Iraq and Nigeria -- Africa´s biggest producer -- have also regularly been exceeding their quotas.

Ahead of Thursday´s meeting, dozens of climate change activists gathered outside the OPEC headquarters in a silent protest, holding banners that read: "Burn injustice not oil" and "Fossil fuels have got to go".

OPEC Secretary General Mohammed Barkindo -- who called climate change activists the "greatest threat" to the oil industry during the organisation´s last meeting in July -- received several of them, assuring that "there are no climate change deniers in OPEC".

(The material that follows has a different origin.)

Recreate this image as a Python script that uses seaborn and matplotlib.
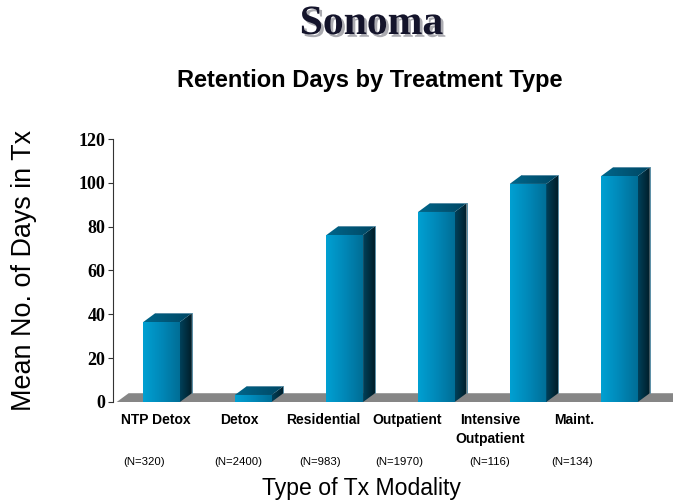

"I´m happy that you are here and we will continue with our dialogue," he said.

OPEC members may well be tempted to follow a cautious course by a forbidding global economic context.

The trade war with the US is acting as a drag on growth in China, normally an avid consumer of oil, while the European economy is also stagnating.

Moreover, the output of oil producers outside OPEC is breaking records: the US has been the world´s biggest producer since 2018, Brazil and Canada have also increased output and others such as Norway are planning to do so.

According to latest US estimates, the country´s total domestic stocks now stand at an enormous 452 million barrels.

Analysts say that, taken together, these factors will leave OPEC little room for manoeuvre if it wants to fulfil its stated aim of securing "fair and stable prices for petroleum producers".

Prices have held relatively steady since the last OPEC meeting, with a barrel of Brent crude hovering around the $60 mark, apart from a spike in September sparked by attacks on Saudi oil installations.

While this is a comfortable price for the likes of Russia, whose 2019 budget is predicated on a price of around $42 a barrel, it is too low for countries such as Saudi Arabia.

On the eve of the summit, oil prices finished the day's trading on a high, with the European benchmark of Brent up by 3.6 percent and its American equivalent WTI 4.2 percent higher.

Saudi Arabia has stayed within the quota it had been assigned under the current deal and in September urged its partners to do the same.

Meanwhile, the Aramco IPO has been delayed several times with the bidding period closing on Wednesday. While investors have baulked at Aramco's valuation of around $1.7 trillion, this is still less than Saudi authorities were hoping for.